Monday, August 04, 2003

it has gotten to the point that when i drive and i see wooded areas i think "wow, that would be really crappy to walk through." it's bad when i close my eyes and i see thickets and branches and vines and prickers. and the thought "they don't pay me enough to do this" goes through my head. a few realizations:

a) the project manage and developer officially suck for making us walk 5 hours a day through the bush for the last 4 weeks.
b) walking 5 hours a day through the bush for 4 weeks causes my leg to ache and ache and ache, thus making me miss our last soccer game (arghh...)
c) bone injuries ache more when it's going to rain or is raining
d) off! with deet is great bug spray
e) although d)=true, there is nothing that will keep icky deer flies from attacking you constantly.

but no worries! the light is visible at the end of the tunnel.....one more day to endure, and hopefully i will never have to return. =D

p.s. 54 days and counting...


Friday, August 01, 2003

hahahaahahah...working from home! la la la la la!

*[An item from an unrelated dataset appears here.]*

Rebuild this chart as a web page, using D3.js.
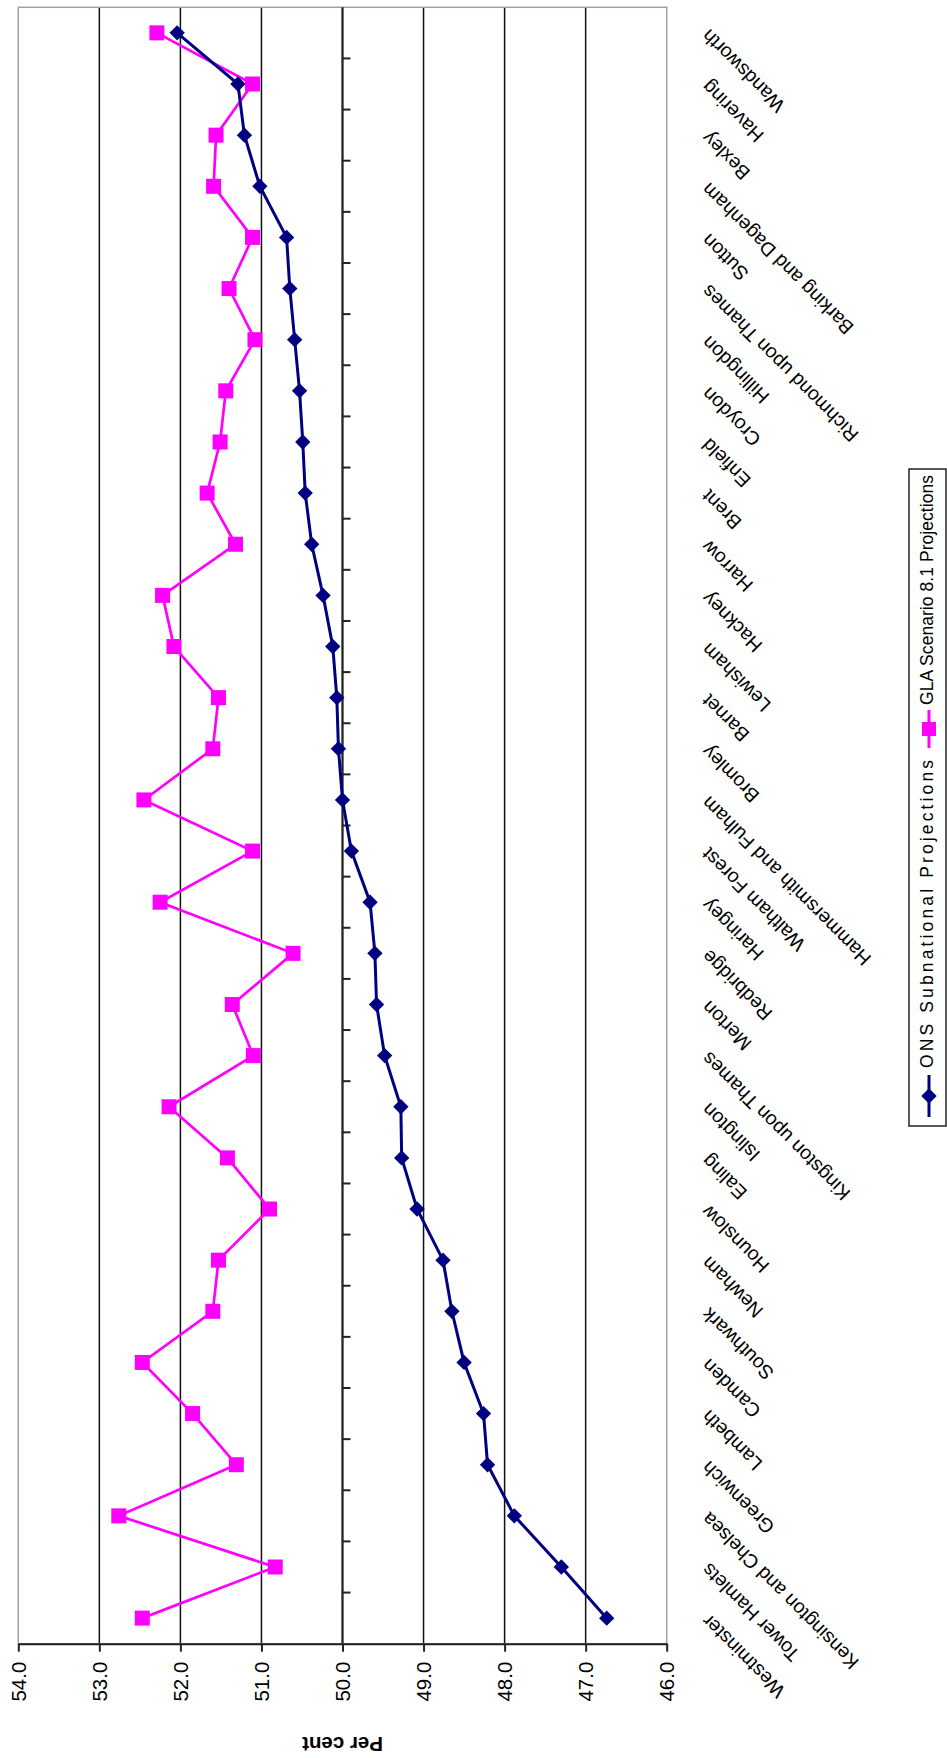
<!DOCTYPE html>
<html>
<head>
<meta charset="utf-8">
<script src="https://cdn.jsdelivr.net/npm/d3@7"></script>
<style>
  body { margin: 0; background: #fff; }
  svg { display: block; font-family: "Liberation Sans", Arial, sans-serif; }
</style>
</head>
<body>
<div id="chart"></div>
<script>
// boroughs, from bottom of the (rotated) chart to top
const categories = ["Westminster", "Tower Hamlets", "Kensington and Chelsea", "Greenwich", "Lambeth",
    "Camden", "Southwark", "Newham", "Hounslow", "Ealing", "Islington", "Kingston upon Thames", "Merton",
    "Redbridge", "Haringey", "Waltham Forest", "Hammersmith and Fulham", "Bromley", "Barnet", "Lewisham",
    "Hackney", "Harrow", "Brent", "Enfield", "Croydon", "Hillingdon", "Richmond upon Thames", "Sutton",
    "Barking and Dagenham", "Bexley", "Havering", "Wandsworth"];

const onsValues = [46.74, 47.30, 47.88, 48.21, 48.26, 48.50, 48.65, 48.76, 49.08, 49.27, 49.28, 49.48,
    49.58, 49.60, 49.66, 49.89, 50.00, 50.05, 50.07, 50.12, 50.24, 50.38, 50.46, 50.49, 50.53, 50.59,
    50.65, 50.69, 51.02, 51.21, 51.29, 52.04];

const glaValues = [52.47, 50.83, 52.76, 51.31, 51.85, 52.47, 51.60, 51.53, 50.90, 51.42, 52.14, 51.10,
    51.36, 50.61, 52.25, 51.11, 52.45, 51.60, 51.53, 52.08, 52.22, 51.32, 51.67, 51.51, 51.44, 51.08,
    51.40, 51.11, 51.59, 51.56, 51.11, 52.29];

const valueTicks = [54, 53, 52, 51, 50, 49, 48, 47, 46];

const seriesNames = ["ONS Subnational Projections", "GLA Scenario 8.1 Projections"];

const W = 947, H = 1758;
const plot = { left: 18.3, right: 666.7, top: 7.3, bottom: 1643.7 };

const svg = d3.select("#chart").append("svg")
    .attr("width", W)
    .attr("height", H);

const x = d3.scaleLinear().domain([54, 46]).range([plot.left, plot.right]);
const y = d3.scaleBand().domain(categories).range([plot.bottom, plot.top]);
const yc = d => y(d) + y.bandwidth() / 2;

// gridlines
svg.append("g")
    .selectAll("line")
    .data(valueTicks.slice(1, -1))
    .join("line")
    .attr("x1", d => x(d)).attr("x2", d => x(d))
    .attr("y1", plot.top).attr("y2", plot.bottom)
    .attr("stroke", "#111")
    .attr("stroke-width", 1.5);

// plot border
svg.append("rect")
    .attr("x", plot.left).attr("y", plot.top)
    .attr("width", plot.right - plot.left)
    .attr("height", plot.bottom - plot.top)
    .attr("fill", "none")
    .attr("stroke", "#a0a0a0")
    .attr("stroke-width", 1.5);

// category axis crosses at 50.0
const catAxis = svg.append("g");
catAxis.append("line")
    .attr("x1", x(50)).attr("x2", x(50))
    .attr("y1", plot.top).attr("y2", plot.bottom)
    .attr("stroke", "#222").attr("stroke-width", 2);
catAxis.selectAll("line.tick")
    .data(categories.slice(1))
    .join("line")
    .attr("class", "tick")
    .attr("x1", x(50)).attr("x2", x(50) + 8)
    .attr("y1", d => y(d) + y.bandwidth()).attr("y2", d => y(d) + y.bandwidth())
    .attr("stroke", "#222").attr("stroke-width", 2);

// category labels (upside down, like the rest of the turned chart)
svg.append("g")
    .selectAll("text")
    .data(categories)
    .join("text")
    .attr("transform", d => `translate(705,${yc(d)}) rotate(-135)`)
    .attr("text-anchor", "end")
    .attr("dy", "0.35em")
    .attr("font-size", "19.5px")
    .attr("fill", "#000")
    .text(d => d);

// value axis at the bottom
const valAxis = svg.append("g")
    .attr("transform", `translate(0,${plot.bottom})`)
    .call(d3.axisBottom(x).tickValues(valueTicks).tickSize(8).tickSizeOuter(0).tickFormat(d3.format(".1f")));
valAxis.select(".domain").attr("stroke", "#222").attr("stroke-width", 2);
valAxis.selectAll(".tick line").attr("stroke", "#222").attr("stroke-width", 2);
valAxis.selectAll(".tick text")
    .attr("y", 0).attr("x", 0)
    .attr("transform", "translate(0,18) rotate(-90)")
    .attr("text-anchor", "end")
    .attr("dy", "0.35em")
    .attr("font-size", "20.5px")
    .attr("font-family", "Liberation Sans, Arial, sans-serif")
    .attr("fill", "#000");

svg.append("text")
    .attr("transform", `translate(${(plot.left + plot.right) / 2},1737) rotate(180)`)
    .attr("text-anchor", "middle")
    .attr("font-size", "20.5px")
    .attr("font-weight", "bold")
    .text("Per cent");

// series
const line = d3.line().x(d => x(d.v)).y(d => yc(d.c));
const glaData = categories.map((c, i) => ({ c: c, v: glaValues[i] }));
const onsData = categories.map((c, i) => ({ c: c, v: onsValues[i] }));

svg.append("path")
    .datum(glaData)
    .attr("d", line)
    .attr("fill", "none")
    .attr("stroke", "#ff00ff")
    .attr("stroke-width", 2.7);
svg.append("g")
    .selectAll("rect")
    .data(glaData)
    .join("rect")
    .attr("x", d => x(d.v) - 7.5).attr("y", d => yc(d.c) - 7.5)
    .attr("width", 15).attr("height", 15)
    .attr("fill", "#ff00ff");

svg.append("path")
    .datum(onsData)
    .attr("d", line)
    .attr("fill", "none")
    .attr("stroke", "#000080")
    .attr("stroke-width", 3);
const diamond = d3.symbol().type(d3.symbolDiamond2).size(150);
svg.append("g")
    .selectAll("path")
    .data(onsData)
    .join("path")
    .attr("transform", d => `translate(${x(d.v)},${yc(d.c)})`)
    .attr("d", diamond)
    .attr("fill", "#000080");

// legend (rotated with the chart)
const legend = svg.append("g");
legend.append("rect")
    .attr("x", 909).attr("y", 469)
    .attr("width", 37).attr("height", 657)
    .attr("fill", "#fff")
    .attr("stroke", "#222")
    .attr("stroke-width", 1.5);

const legendItems = [
    { name: seriesNames[0], color: "#000080", mark: "diamond", y0: 1117, y1: 1075, ym: 1096, ty: 1068, len: 308 },
    { name: seriesNames[1], color: "#ff00ff", mark: "square", y0: 748, y1: 710, ym: 729, ty: 705, len: 230 }
];
legendItems.forEach(it => {
    legend.append("line")
        .attr("x1", 929).attr("x2", 929)
        .attr("y1", it.y0).attr("y2", it.y1)
        .attr("stroke", it.color).attr("stroke-width", 3);
    if (it.mark === "square") {
        legend.append("rect")
            .attr("x", 929 - 7).attr("y", it.ym - 7)
            .attr("width", 14).attr("height", 14)
            .attr("fill", it.color);
    } else {
        legend.append("path")
            .attr("transform", `translate(929,${it.ym})`)
            .attr("d", diamond)
            .attr("fill", it.color);
    }
    legend.append("text")
        .attr("transform", `translate(927,${it.ty}) rotate(-90)`)
        .attr("text-anchor", "start")
        .attr("dy", "0.35em")
        .attr("font-size", "17.5px")
        .attr("textLength", it.len)
        .attr("lengthAdjust", "spacing")
        .text(it.name);
});
</script>
</body>
</html>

apparently my last entry made me sound like i was in a deep upsetting state. not so. there wasn't really much of a need to feel better as there was a need to eat chocolate. hehe. i'm not sure that made sense. but it's good to shed a couple tears now and then, no? i mean, if you never cried just because people don't usually cry, what would happen when you finally did cry? all emotions and pent up "tough guy/girl" tears will just all cascade into an avalanche of deep hiccuping sobs, a stuffy nose, and an inability to speak until said hicupping sobs subside. it's kind of nice to be able to cry with someone. not that both people will be crying....but that you can freely shed tears and the other person will just understand that it's necessary to cry and won't fall all over the place trying to comfort you because it's not really needed. (that was a really bad run-on sentence. i seem to speak in those quite often.)